What is asked
Every line that contains the word "matplotlib" should be copied out.

Task data
—————

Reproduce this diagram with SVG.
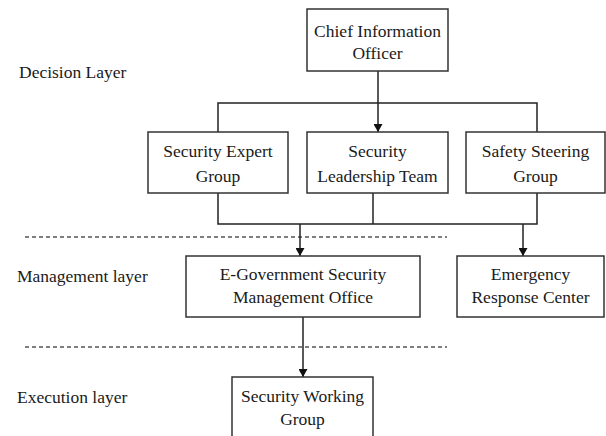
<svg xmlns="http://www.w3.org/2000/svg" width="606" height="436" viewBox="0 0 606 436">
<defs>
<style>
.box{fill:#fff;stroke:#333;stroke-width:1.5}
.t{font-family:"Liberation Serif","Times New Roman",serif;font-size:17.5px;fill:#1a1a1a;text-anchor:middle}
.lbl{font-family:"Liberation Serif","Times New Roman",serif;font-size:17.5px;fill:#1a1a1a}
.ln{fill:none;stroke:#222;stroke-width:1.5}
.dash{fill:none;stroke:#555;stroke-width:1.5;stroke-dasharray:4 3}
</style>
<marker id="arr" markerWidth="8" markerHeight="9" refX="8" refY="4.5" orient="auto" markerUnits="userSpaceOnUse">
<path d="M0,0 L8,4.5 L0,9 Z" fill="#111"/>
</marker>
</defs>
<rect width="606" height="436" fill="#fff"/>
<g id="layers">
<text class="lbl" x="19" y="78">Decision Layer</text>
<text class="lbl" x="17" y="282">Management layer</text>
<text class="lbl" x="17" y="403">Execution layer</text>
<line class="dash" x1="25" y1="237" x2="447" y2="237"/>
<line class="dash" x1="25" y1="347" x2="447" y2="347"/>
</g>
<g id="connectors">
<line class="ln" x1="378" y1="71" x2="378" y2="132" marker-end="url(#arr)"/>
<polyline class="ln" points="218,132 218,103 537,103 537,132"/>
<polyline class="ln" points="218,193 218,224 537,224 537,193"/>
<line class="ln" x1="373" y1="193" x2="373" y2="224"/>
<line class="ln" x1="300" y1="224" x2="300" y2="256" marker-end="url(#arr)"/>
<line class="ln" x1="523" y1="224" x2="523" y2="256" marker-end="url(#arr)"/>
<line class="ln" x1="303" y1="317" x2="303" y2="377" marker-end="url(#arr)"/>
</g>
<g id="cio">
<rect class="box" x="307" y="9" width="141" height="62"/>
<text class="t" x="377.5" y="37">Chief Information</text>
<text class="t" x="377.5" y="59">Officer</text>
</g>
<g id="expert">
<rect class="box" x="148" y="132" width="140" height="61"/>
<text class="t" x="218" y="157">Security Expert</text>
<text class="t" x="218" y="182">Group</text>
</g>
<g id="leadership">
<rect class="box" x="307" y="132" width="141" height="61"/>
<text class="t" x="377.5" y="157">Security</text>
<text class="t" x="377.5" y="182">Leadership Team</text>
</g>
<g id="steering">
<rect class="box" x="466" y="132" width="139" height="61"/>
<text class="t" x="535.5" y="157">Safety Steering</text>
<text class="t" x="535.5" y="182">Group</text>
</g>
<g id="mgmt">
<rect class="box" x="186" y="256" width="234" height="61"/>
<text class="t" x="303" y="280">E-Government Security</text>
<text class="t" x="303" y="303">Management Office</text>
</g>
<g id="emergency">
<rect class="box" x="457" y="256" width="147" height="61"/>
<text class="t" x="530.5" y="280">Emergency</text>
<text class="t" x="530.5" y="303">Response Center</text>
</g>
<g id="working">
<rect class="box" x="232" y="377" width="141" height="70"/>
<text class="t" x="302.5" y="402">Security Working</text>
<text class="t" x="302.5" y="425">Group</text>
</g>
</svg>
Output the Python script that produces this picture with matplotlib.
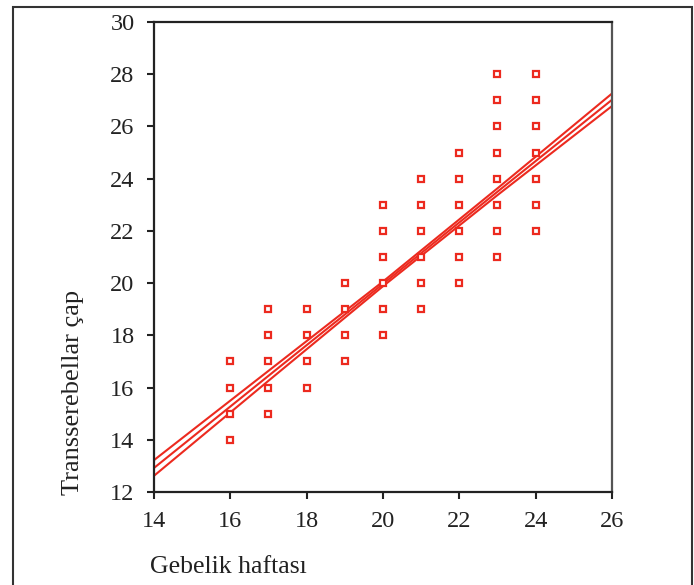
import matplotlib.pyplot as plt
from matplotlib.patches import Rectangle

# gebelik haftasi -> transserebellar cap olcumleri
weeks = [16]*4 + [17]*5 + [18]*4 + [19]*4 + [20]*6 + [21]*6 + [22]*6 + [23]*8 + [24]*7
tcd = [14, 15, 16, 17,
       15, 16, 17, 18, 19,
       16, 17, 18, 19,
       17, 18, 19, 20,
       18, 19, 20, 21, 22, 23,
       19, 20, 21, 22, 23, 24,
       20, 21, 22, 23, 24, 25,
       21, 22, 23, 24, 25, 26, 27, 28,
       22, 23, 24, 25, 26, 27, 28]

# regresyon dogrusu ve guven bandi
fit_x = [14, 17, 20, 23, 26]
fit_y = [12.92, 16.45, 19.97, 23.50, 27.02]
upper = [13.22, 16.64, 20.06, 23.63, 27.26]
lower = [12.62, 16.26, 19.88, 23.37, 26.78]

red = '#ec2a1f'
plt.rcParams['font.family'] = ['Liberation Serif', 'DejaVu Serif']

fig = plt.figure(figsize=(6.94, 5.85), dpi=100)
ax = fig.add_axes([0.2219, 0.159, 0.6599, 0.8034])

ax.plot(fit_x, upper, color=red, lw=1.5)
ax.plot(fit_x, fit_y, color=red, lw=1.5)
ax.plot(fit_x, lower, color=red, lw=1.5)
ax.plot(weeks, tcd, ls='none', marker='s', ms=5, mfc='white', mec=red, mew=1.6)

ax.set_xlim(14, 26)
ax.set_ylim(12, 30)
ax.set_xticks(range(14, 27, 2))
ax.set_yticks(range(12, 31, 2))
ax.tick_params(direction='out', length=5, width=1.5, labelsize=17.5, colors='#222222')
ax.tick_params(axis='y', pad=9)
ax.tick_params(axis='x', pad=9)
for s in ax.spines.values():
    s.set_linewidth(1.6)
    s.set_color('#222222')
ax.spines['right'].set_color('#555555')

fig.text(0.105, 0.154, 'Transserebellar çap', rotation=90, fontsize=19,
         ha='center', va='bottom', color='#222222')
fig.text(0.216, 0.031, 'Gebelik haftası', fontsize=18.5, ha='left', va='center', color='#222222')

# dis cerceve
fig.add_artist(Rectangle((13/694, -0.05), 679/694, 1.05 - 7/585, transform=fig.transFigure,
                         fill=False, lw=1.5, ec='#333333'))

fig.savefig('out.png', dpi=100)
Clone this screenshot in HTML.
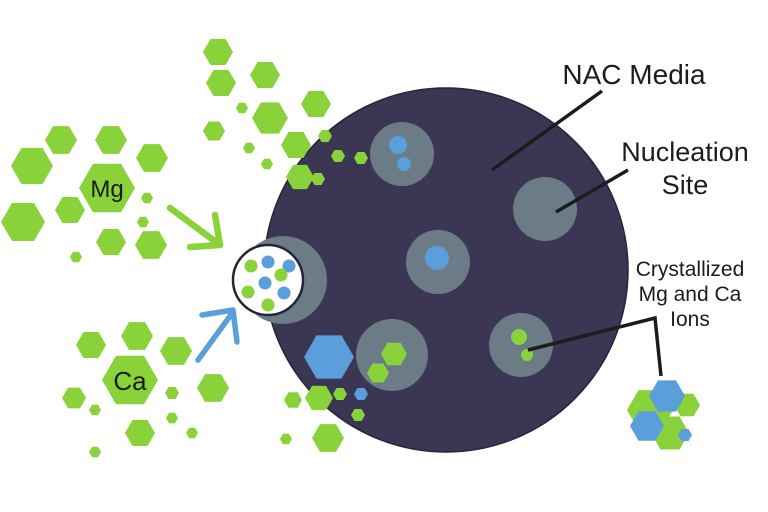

—————

Output of the task
Output the Python script that produces this picture with matplotlib.
import matplotlib.pyplot as plt
from matplotlib.patches import Rectangle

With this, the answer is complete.